As the mammoth timber box grew on the ways, it looked like nothing ever seen before in an East River yard. Seven launchways were required (one for each of the outer edges, five under the interior partitions), and the total weight of the structure, by the time it was ready for launching, would be six million pounds, or three thousand tons, which was, for example, a thousand tons more than the
Challenge,
leviathan of the clipper ships built in East River yards. The caisson would contain some 110,000 cubic feet of timber and 230 tons of iron and it was being built to go down the ways in the usual fashion of a great ship, its long side toward the water. For the time being it stood fifty feet back from the ends of the ways, and as everyone who had had any experience with shipbuilding knew, the great danger of launching so large a mass was the chance that one end might get going faster than the other and the whole gigantic affair would wedge tight on the ways. It was also necessary of course that the caisson get up enough momentum coming down the ways to overcome the immense resistance offered by the water. So just getting the thing launched was an engineering problem of very major proportions. Indeed, Roebling said later that the problems of launching the caisson and of protecting it against sea worms caused him more anxiety than the prospect of sinking it.

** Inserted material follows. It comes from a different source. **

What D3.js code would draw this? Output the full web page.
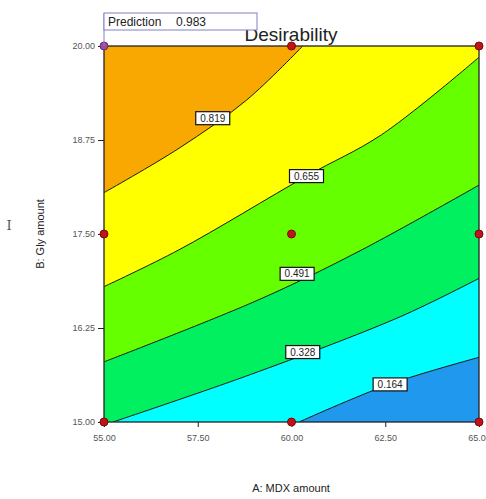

As might be expected, all such questions and the steady progress of construction were of enormous interest to innumerable bystanders. Day after day people came down to the yards at the foot of Noble Street to take a look for themselves, even after the first snows arrived. Newspapermen and some of Tweed’s people came over from New York, as well as a number of engineers, not the least of whom was Captain Eads from St. Louis, whose own caisson was being sunk beneath the Mississippi by this time and who happened to be in New York on some other matter.

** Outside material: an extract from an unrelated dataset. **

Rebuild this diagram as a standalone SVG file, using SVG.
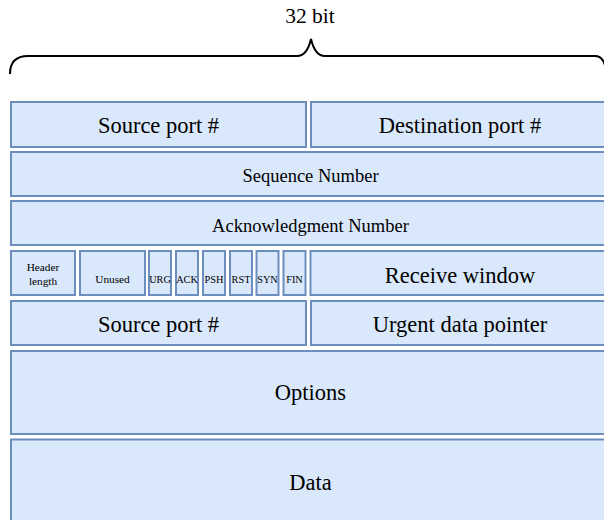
<svg xmlns="http://www.w3.org/2000/svg" width="604" height="520" viewBox="0 0 604 520" font-family="'Liberation Serif', 'DejaVu Serif', serif">
<style>
.b{fill:#dae8fc;stroke:#6c8ebf;stroke-width:2}
text{font-family:'Liberation Serif','DejaVu Serif',serif;fill:#000;text-anchor:middle}
.L{font-size:22.5px}
.M{font-size:18.5px}
.S{font-size:11.3px}
.F{font-size:10.3px}
</style>
<rect width="604" height="520" fill="#fff"/>
<g id="brace">
<path d="M10,74 Q10,56 28,56 L297,56 Q307,56 311,39 Q315,56 325,56 L595,56 Q604,56 606,70" fill="none" stroke="#000" stroke-width="2"/>
<text class="L" x="310" y="23" style="font-size:21.5px">32 bit</text>
</g>
<g id="source-port"><rect class="b" x="11" y="102" width="295" height="45"/><text class="L" x="158.5" y="133">Source port #</text></g>
<g id="dest-port"><rect class="b" x="311" y="102" width="299" height="45"/><text class="L" x="460" y="133">Destination port #</text></g>
<g id="seq"><rect class="b" x="11" y="152" width="599" height="44"/><text class="M" x="310.5" y="182">Sequence Number</text></g>
<g id="ack"><rect class="b" x="11" y="201" width="599" height="44"/><text class="M" x="310.5" y="232">Acknowledgment Number</text></g>
<g id="header-length"><rect class="b" x="11" y="251" width="64" height="44"/><text class="S" x="43" y="270.5">Header</text><text class="S" x="43" y="285">length</text></g>
<g id="unused"><rect class="b" x="80" y="251" width="65" height="44"/><text class="S" x="112.5" y="283">Unused</text></g>
<g id="urg"><rect class="b" x="149" y="251" width="22" height="44"/><text class="F" x="160" y="283">URG</text></g>
<g id="ack-flag"><rect class="b" x="176" y="251" width="22" height="44"/><text class="F" x="187" y="283">ACK</text></g>
<g id="psh"><rect class="b" x="203" y="251" width="22" height="44"/><text class="F" x="214" y="283">PSH</text></g>
<g id="rst"><rect class="b" x="230" y="251" width="22" height="44"/><text class="F" x="241" y="283">RST</text></g>
<g id="syn"><rect class="b" x="256.5" y="251" width="22" height="44"/><text class="F" x="267.5" y="283">SYN</text></g>
<g id="fin"><rect class="b" x="283.5" y="251" width="22" height="44"/><text class="F" x="294.5" y="283">FIN</text></g>
<g id="receive-window"><rect class="b" x="310.5" y="251" width="299.5" height="44"/><text class="L" x="460" y="282.5">Receive window</text></g>
<g id="source-port-2"><rect class="b" x="11" y="301" width="295" height="44"/><text class="L" x="158.5" y="331.5">Source port #</text></g>
<g id="urgent"><rect class="b" x="311" y="301" width="299" height="44"/><text class="L" x="460" y="331.5">Urgent data pointer</text></g>
<g id="options"><rect class="b" x="11" y="351" width="599" height="83"/><text class="L" x="310.5" y="400">Options</text></g>
<g id="data"><rect class="b" x="11" y="439.5" width="599" height="90"/><text class="L" x="310.5" y="490">Data</text></g>
<g id="connectors"></g>
</svg>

So concerned were the Webb & Bell people over the problems involved, so different was this job from any they had ever handled in all their previous experience, that they had insisted on being paid in advance—$100,274.51.

Once the caisson was in the water, the plan was to tow it downriver. How seaworthy it would prove to be in the turbulent current was another open question. After giving the caisson a thorough inspection, James B. Eads told Roebling he could expect trouble and said it might topple over if he inflated it during the trip downstream, which was exactly Roebling’s intention.

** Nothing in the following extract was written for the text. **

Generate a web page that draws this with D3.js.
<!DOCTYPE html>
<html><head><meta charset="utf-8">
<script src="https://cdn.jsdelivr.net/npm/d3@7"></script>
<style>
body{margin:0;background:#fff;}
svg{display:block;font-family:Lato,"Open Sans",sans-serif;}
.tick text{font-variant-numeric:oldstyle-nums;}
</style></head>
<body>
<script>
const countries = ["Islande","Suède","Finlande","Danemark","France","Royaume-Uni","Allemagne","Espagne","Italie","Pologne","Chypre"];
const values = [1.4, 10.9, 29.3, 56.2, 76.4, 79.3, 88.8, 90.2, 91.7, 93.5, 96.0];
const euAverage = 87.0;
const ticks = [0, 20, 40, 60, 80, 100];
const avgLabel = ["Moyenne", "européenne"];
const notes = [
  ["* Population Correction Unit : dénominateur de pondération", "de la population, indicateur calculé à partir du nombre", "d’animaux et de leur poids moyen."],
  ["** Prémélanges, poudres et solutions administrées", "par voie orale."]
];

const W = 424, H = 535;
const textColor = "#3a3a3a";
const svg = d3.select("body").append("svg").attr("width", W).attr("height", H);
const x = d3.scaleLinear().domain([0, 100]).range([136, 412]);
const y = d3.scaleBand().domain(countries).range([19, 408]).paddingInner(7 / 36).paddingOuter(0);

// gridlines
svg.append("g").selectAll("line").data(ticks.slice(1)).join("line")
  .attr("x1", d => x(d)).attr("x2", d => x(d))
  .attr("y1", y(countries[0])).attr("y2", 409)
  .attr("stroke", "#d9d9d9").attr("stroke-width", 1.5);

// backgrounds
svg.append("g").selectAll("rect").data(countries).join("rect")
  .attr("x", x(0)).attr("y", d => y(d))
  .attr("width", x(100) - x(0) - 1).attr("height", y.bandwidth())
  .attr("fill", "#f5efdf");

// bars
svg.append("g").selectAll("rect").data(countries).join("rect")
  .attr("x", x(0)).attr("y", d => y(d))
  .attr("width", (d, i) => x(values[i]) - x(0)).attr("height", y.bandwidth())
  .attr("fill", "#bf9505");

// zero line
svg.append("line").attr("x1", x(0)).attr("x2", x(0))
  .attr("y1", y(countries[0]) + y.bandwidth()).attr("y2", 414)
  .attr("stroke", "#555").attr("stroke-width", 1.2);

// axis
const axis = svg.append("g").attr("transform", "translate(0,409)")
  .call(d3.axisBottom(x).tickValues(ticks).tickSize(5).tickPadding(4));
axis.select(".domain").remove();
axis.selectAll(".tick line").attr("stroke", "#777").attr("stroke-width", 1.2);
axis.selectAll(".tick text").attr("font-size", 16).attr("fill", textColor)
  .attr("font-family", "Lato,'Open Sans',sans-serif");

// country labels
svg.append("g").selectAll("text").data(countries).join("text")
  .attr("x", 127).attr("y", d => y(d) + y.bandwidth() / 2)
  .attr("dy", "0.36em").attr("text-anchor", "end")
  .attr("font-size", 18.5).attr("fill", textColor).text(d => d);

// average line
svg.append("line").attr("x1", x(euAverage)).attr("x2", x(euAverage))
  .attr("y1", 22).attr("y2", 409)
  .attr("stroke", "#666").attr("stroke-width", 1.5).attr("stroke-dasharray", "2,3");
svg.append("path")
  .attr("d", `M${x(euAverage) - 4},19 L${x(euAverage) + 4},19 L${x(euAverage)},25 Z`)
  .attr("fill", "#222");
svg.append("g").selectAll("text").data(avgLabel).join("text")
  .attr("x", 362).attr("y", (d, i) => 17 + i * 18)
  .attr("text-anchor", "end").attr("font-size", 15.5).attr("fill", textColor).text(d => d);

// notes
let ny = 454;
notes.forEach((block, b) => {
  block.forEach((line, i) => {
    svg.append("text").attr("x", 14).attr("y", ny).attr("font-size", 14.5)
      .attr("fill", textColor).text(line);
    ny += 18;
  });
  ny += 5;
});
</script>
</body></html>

In the meantime, however, the waterfront had to be cleared at the point where the caisson would be docked and the riverbed had to be dredged deep enough for the huge structure to be floated into place. The clearing of the site began on Monday, January 3, 1870, and because the winter turned out to be abnormally mild, the work there, like the work at the shipyard, moved along faster than expected. Any other winter it would have been impossible to do much of anything.

Clearing the site took about a month. For daily commuters on the Fulton Ferry it all provided an interesting show and the first real sign they had had that the bridge was actually under way. About half of one big ferry pier had to be dismantled, fender sheathing torn out, massive stone-filled cribbing removed, and all without disrupting ferry service. An enormous steam crane, called the “Ox,” was brought in on a barge to pull out the old piles, and as they came up one after another, there was much amazement over the toll the East River had exacted. Each one was infested with thousands of sea worms in the area between the low-water mark and the mud line. As Roebling noted, “A pile which was sixteen inches in diameter below the mud, perfectly sound and free from worms, would be found eaten away to a thin stem of three inches just above the mud, and all timber was affected alike.” Then so that no one missed the point, he added, “This shows the necessity of going below the top of the riverbed with our timber foundation, and also proves its entire safety in that position.”